RELATED: Thanksgiving Turkey Trot: Newest running event is in Downtown LA (map)

“In 2013 what we might see for the first time is 1 million finishers in turkey trots in this country,” said Ryan Lammpa of Running USA, which collects data on running trends.  In fact, Thanksgiving is now the top race day of the year. And more people are trotting in California than any other state.  In addition to the top participation totals, California hosts the first and fourth-largest Thanksgiving races in the country.

What’s behind the trend? Lammpa said it’s part of a larger running boom, and that Thanksgiving is a good day for a low-key 5K  – your family is in town, there’s not much programmed for the morning. And there’s this factor: Lammpa said a lot of people are thinking, “’I can eat a little more today because I ran a 5K or an 8K.’ And as you know, humans are very good at rationalizing things.”

Sacramento Is Top Turkey

It certainly makes sense to me.  The turkey, stuffing, wine and everything else I’ll be downing later in the day were top of my mind when I signed up for the number one turkey trot in the country: Sacramento’s Run To Feed The Hungry. (San Jose's turkey trot ranks number four, nationally.)

Kelly Siefkin is with the Sacramento Food Bank and Family Services, which has put on the race for 20 years. She said the nearly 30,000  runners also want to help their community. “The feeling in the air Thanksgiving morning is really unlike anything you’ve experienced before,” she said. “Everyone is so excited and so happy to be surrounded by people who care.” The run has become a Sacramento institution. It’s clearly an important part of the organization’s identity: Race shirts and posters from previous years line its walls. More importantly, race proceeds fund 20 percent of the food bank’s annual budget, allowing it to provide food assistance, along with a wide array of other educational programs and services.

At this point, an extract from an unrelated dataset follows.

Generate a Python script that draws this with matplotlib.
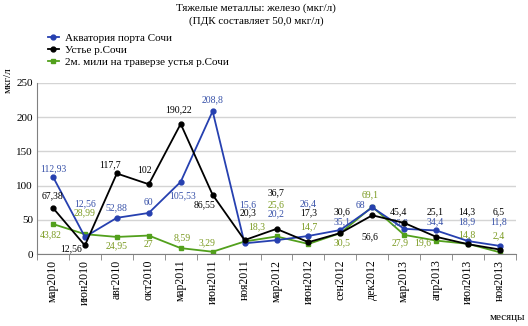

“You’re Trotting, Not Running”

There’s one more reason why Thanksgiving races are popular – they’re low-key and fun. No one’s out there with belts of water bottles. No one is scarfing down Gu energy shots, or trying to break personal records. Running USA’s Ryan Lammpa said,  “A trot is kind of a fun run. It’s a trot. You’re trotting, not running. You’re trotting.”

Not a bad reason to get up early and run on Thanksgiving.